Postby winston » Sat Jul 26, 2008 9:57 am

China Politburo Targets Growth, Inflation, CCTV Says (Update1)
By Li Yanping and Zhao Yidi

July 25 (Bloomberg) -- China's Politburo, the Communist Party's top decision-making body, said maintaining growth and fighting inflation were the top priorities for the world's fastest-growing major economy in the second half of 2008.

The Politburo statement, reported by the state-run China Central Television, didn't refer to a ``tight'' monetary policy, a term used in government statements.

The government ``will strengthen and improve fiscal and financial controls'' and efforts to contain inflation will be ``prominent,'' CCTV reported.

Weakening export demand because of the U.S. housing slump and an international credit squeeze has stoked concern that growth may slump, costing jobs and leading to bad loans and sinking profits. Government options to stimulate the economy and protect exporters include loosening bank lending quotas and restraining gains by the yuan.

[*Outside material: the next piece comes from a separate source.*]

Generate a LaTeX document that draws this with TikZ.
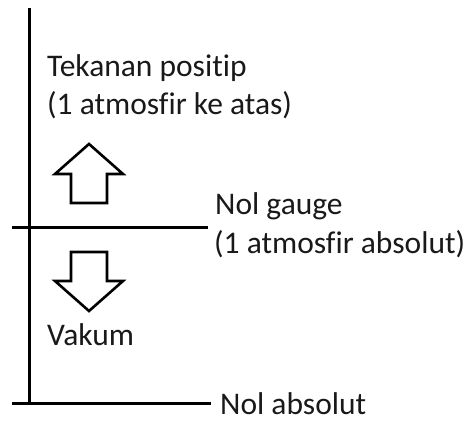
\documentclass[tikz,border=0pt]{standalone}
\usepackage{fontspec}
\setmainfont[Ligatures=CommonOff]{Carlito}
\begin{document}
\begin{tikzpicture}[x=1pt,y=1pt,
  lbl/.style={anchor=base west,inner sep=0pt,font=\fontsize{31.5}{38}\selectfont,text=black!90},
  ln/.style={line width=3pt,black},
  fatarrow/.style={line width=2.6pt,black,line join=miter,fill=white}]
\useasboundingbox (0,0) rectangle (468,422);
% axis
\coordinate (top) at (29,414);
\coordinate (bot) at (29,18);
\draw[ln] (top) -- (bot);
\coordinate (gl) at (12,194);
\coordinate (gr) at (208,194);
\draw[ln] (gl) -- (gr);
\coordinate (bl) at (12,18);
\coordinate (br) at (211,18);
\draw[ln] (bl) -- (br);
% up arrow
\draw[fatarrow] (89,278) -- (123,248) -- (107,248) -- (107,219) -- (71,219) -- (71,248) -- (55,248) -- cycle;
% down arrow
\draw[fatarrow] (89,111) -- (123,141) -- (107,141) -- (107,170) -- (71,170) -- (71,141) -- (55,141) -- cycle;
% labels
\node[lbl] (pos1) at (47,345) {Tekanan positip};
\node[lbl] (pos2) at (47,307) {(1 atmosfir ke atas)};
\node[lbl] (g1) at (215,207) {Nol gauge};
\node[lbl] (g2) at (214,168) {(1 atmosfir absolut)};
\node[lbl] (vak) at (47,76) {Vakum};
\node[lbl] (abs) at (220,7) {Nol absolut};
\end{tikzpicture}
\end{document}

China wants to maintain ``steady and relatively fast'' economic growth, the Politburo said after a meeting chaired by President Hu Jintao, CCTV reported. That goal has been made more difficult because of challenges including global uncertainties and instabilities, it said.

China's economy grew 10.1 percent in the second quarter, the slowest pace since 2005.

The ``continuity and stability'' of economic policies should be maintained and their flexibility increased, the Politburo said.

Fastest Pace Since 1996

Consumer prices have climbed this year at the fastest pace since 1996. Inflation eased to 7.1 percent in June from 7.7 percent in May as food-price gains slowed. The pace compares with the central bank's 4.8 percent target for the year.

``Inflation remains the economy's greatest risk,'' Ben Simpfendorfer, an economist with Royal Bank of Scotland Plc in Hong Kong, said in a report this month. ``Tightening supply of labor and raw materials will ensure that inflation pressures persist and consumer-price inflation is expected to start rising again in late 2009.''

The People's Bank of China has kept benchmark interest rates unchanged in 2008 on concern that higher rates may attract more capital to a financial system already flooded with cash. The key one-year lending rate is 7.47 percent and the deposit rate is 4.14 percent after six increases last year. Both rates are at decade highs.